■ Short task: Print, word for word, the opening line of the data below and every line after it through the line that contains "from matplotlib.patches import Ellipse", but not the pictures.

─── Information provided ───

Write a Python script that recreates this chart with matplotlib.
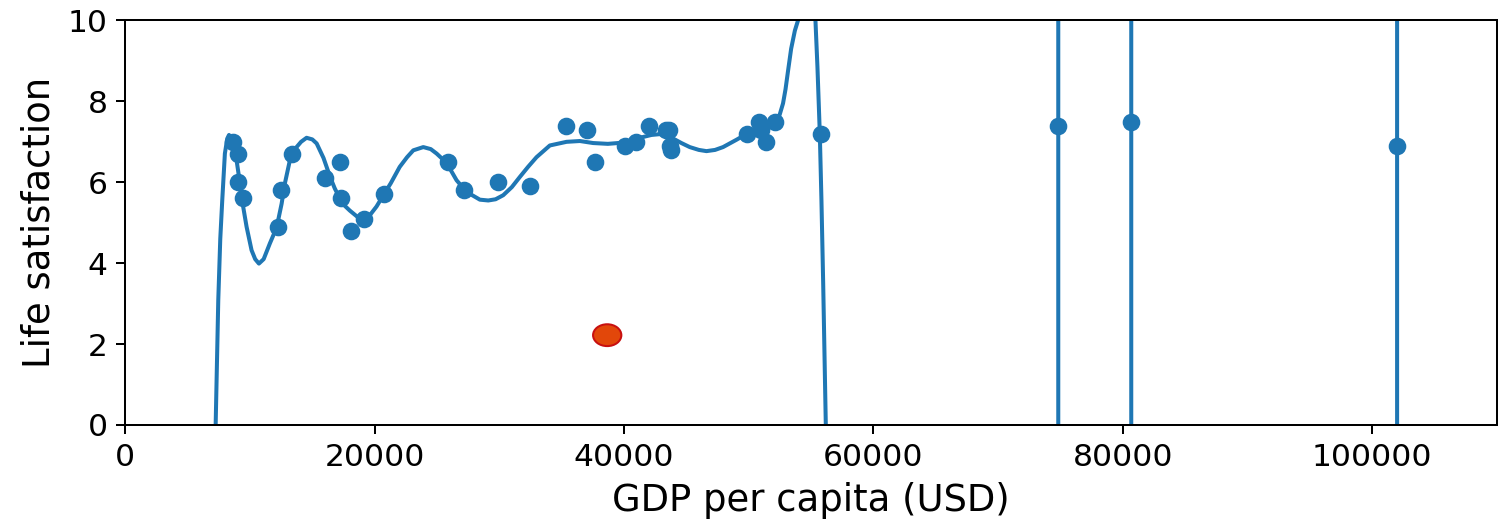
import matplotlib
matplotlib.use("Agg")
import matplotlib.pyplot as plt
from matplotlib.patches import Ellipse

# country data: GDP per capita vs life satisfaction
gdp = [8669.998, 9009.280, 9054.914, 9437.372, 12239.894, 12495.334, 13340.905,
       15991.736, 17256.918, 17288.083, 18064.288, 19121.592, 20732.482, 25864.721,
       27195.197, 29866.581, 32485.545, 35343.336, 37044.891, 37675.006, 40106.632,
       40996.511, 41973.988, 43331.961, 43603.115, 43724.031, 43770.688, 49866.266,
       50854.583, 50961.865, 51350.744, 52114.165, 55805.204, 74822.106, 80675.308,
       101994.093]
life_sat = [7.0, 6.7, 6.0, 5.6, 4.9, 5.8, 6.7,
            6.1, 6.5, 5.6, 4.8, 5.1, 5.7, 6.5,
            5.8, 6.0, 5.9, 7.4, 7.3, 6.5, 6.9,
            7.0, 7.4, 7.3, 7.3, 6.9, 6.8, 7.2,
            7.5, 7.3, 7.0, 7.5, 7.2, 7.4, 7.5,
            6.9]

# overfitted model curve (off-chart parts pushed outside the limits)
curve_x = [7100, 7250, 7460, 7620, 7780, 7990, 8180, 8320, 8480, 8660, 8930,
           9200, 9460, 9730, 10130, 10420, 10720, 11100, 11600, 12140, 12540,
           12800, 13200, 13740, 14100, 14540, 15000, 15350, 15900, 16430, 16800,
           17210, 17600, 18010, 18600, 19080, 19600, 20150, 20700, 21300, 22010,
           22600, 23100, 23900, 24500, 24970, 25770, 26570, 27380, 28440, 29110,
           29700, 30310, 31000, 31640, 32300, 32980, 34050, 35390, 36460, 37520,
           38700, 39930, 40800, 41530, 42200, 42870, 43940, 44600, 45270, 46000,
           46610, 47300, 47940, 49010, 50080, 51420, 52220, 52490, 52750, 52950,
           53150, 53400, 53700, 54050, 54700, 55350, 55510, 55700, 55830, 55970,
           56180, 56400,
           74822, 74822, 80675, 80675, 101994, 101994, 110000]
curve_y = [-1.0, 0.0, 3.09, 4.6, 5.56, 6.71, 7.08, 7.17, 7.12, 6.96, 6.54,
           5.97, 5.39, 4.9, 4.32, 4.1, 3.99, 4.1, 4.49, 4.88, 5.47,
           5.97, 6.54, 6.87, 7.0, 7.1, 7.06, 6.96, 6.6, 6.13, 5.85,
           5.6, 5.42, 5.3, 5.15, 5.08, 5.18, 5.4, 5.68, 5.98, 6.38,
           6.62, 6.79, 6.87, 6.82, 6.71, 6.48, 6.05, 5.76, 5.57, 5.55,
           5.58, 5.68, 5.88, 6.13, 6.38, 6.62, 6.91, 7.0, 7.02, 6.97,
           6.95, 6.98, 7.05, 7.12, 7.17, 7.19, 7.08, 6.97, 6.87, 6.8,
           6.77, 6.8, 6.87, 7.05, 7.24, 7.38, 7.49, 7.68, 7.95, 8.3,
           8.75, 9.3, 9.75, 10.1, 12.0, 10.0, 8.85, 7.2, 5.56, 3.5,
           0.0, -5.0,
           -5.0, 15.0, 15.0, -5.0, -5.0, 15.0, 15.0]

dpi = 181
fig = plt.figure(figsize=(1509 / dpi, 521 / dpi), dpi=dpi)
ax = fig.add_axes([0.0830, 0.1843, 0.9090, 0.7764])

ax.scatter(gdp, life_sat, s=36, color="#1f77b4", zorder=3)
ax.plot(curve_x, curve_y, color="#1f77b4", linewidth=1.6)

# highlighted point
ax.add_patch(Ellipse((38650, 2.22), width=2270, height=0.54,
                     facecolor="#e2470a", edgecolor="#c81010", linewidth=0.8, zorder=4))

ax.set_xlim(0, 110000)
ax.set_ylim(0, 10)
ax.set_xticks([0, 20000, 40000, 60000, 80000, 100000])
ax.set_yticks([0, 2, 4, 6, 8, 10])
ax.tick_params(labelsize=12.5)
ax.set_xlabel("GDP per capita (USD)", fontsize=14.7)
ax.set_ylabel("Life satisfaction", fontsize=14.7)

fig.savefig("out.png", dpi=dpi)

───

■ In response:
Write a Python script that recreates this chart with matplotlib.
import matplotlib
matplotlib.use("Agg")
import matplotlib.pyplot as plt
from matplotlib.patches import Ellipse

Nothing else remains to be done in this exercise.